One of the questions I have is about the mention of t-cell clonal expansion. I remember that we got excited about this idea for a while, but I thought that it was found not to be present in ME/CFS. Do I have that completely wrong? Would we not expect to see the clonal t-cells in blood samples if they are part of ME/CFS? If t-cell clonal expansion isn't present, do the ideas still hang together?
Jo Cambridge raised this in our discussions and I think we should probably expand on it a bit. The current hypothesis
does not predict the sort of clonal dominance that Mark Davis was looking for but the situation is subtle.
When people look for clonal expansions they are generally looking for individual clones having high cell numbers within a sample, which is what you get immediately after meeting a new antigen. Before you get Covid you will have 0.01% of your T cells recognising spike protein peptides, along with 0.01% recognising thousands of other peptides you never met and 0.1% recognising each of the peptides you once met in the past. On meeting Covid the clones recognising spike peptides may expand to 5% of your T cells. A year later they are down to 0.1%. (The numbers are invented.)
In the model the idea is that certain T cell populations will be expanded at some point in life - probably at the time of illness onset but quite possibly earlier in a prodromal phase. All this needs to be is a shift from the 0.01% group to the 0.1% group for T cells that
happen to be a nuisance in the
relevant genetic and antibody population context. Since we all have clones at both 0.01 and 0.1% levels there is nothing to see. The shift might turn out to be more easily identified but it is hard to say. In the diseases where we are pretty sure that T cell populations are causing pathology there has been pretty little evidence for clonal expansion as far as I know. I am thinking of Reiter's and psoriasis again. Reiter's is problematic because there ought to be a rise in clones recognising the trigger microbe anyway in these people. I have seen suggestion that in psoriasis T cells are recognising a melanocyte antigen but I have not read up about that in enough detail to be sure it is reliable and replicated - or indeed that clonal
expansion has been shown.
And of course if MAIT cells are expanded they do not have the same antigen-specific clonality.
Jo and I have spent most of our time on B cells, which is why we recruited Jackie. She seems happy with the MS but I do think maybe this is one of the aspects most worthy of some debate and literature checking here.

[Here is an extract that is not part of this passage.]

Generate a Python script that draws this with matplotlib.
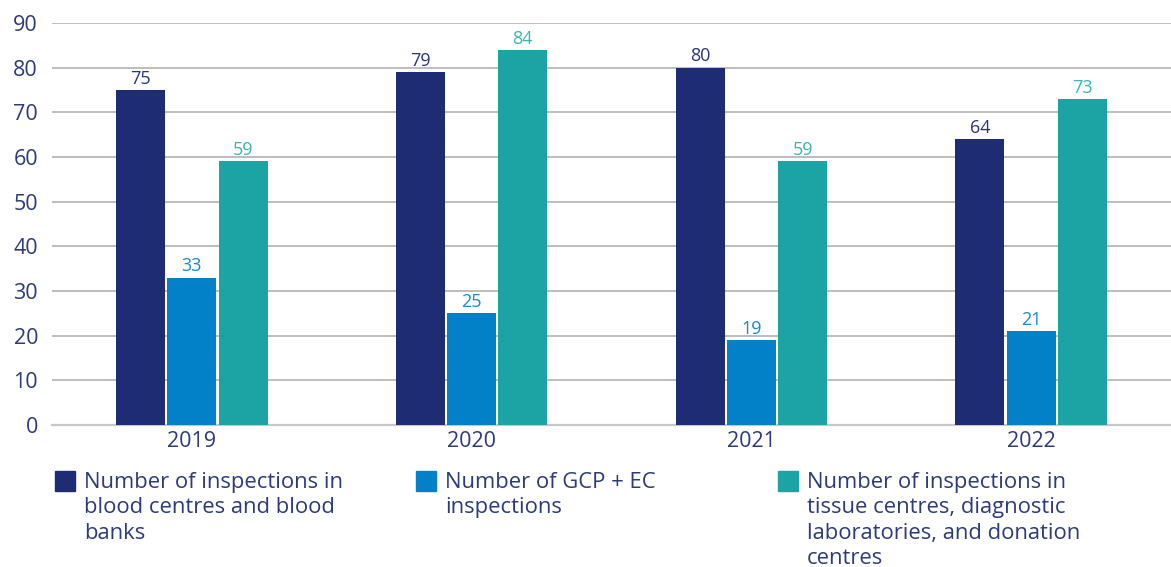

The real problem here is that most immunologists have a simplistic view of these diseases as based on T cell recognition of specific peptides in the context of 'molecular mimicry'. As far as I know none of the rheumatic diseases fits that picture at all well, it at all. The problem lies at quite different levels of regulatory failure, and although those may throw up shifts in T cell populations it is much harder to know what.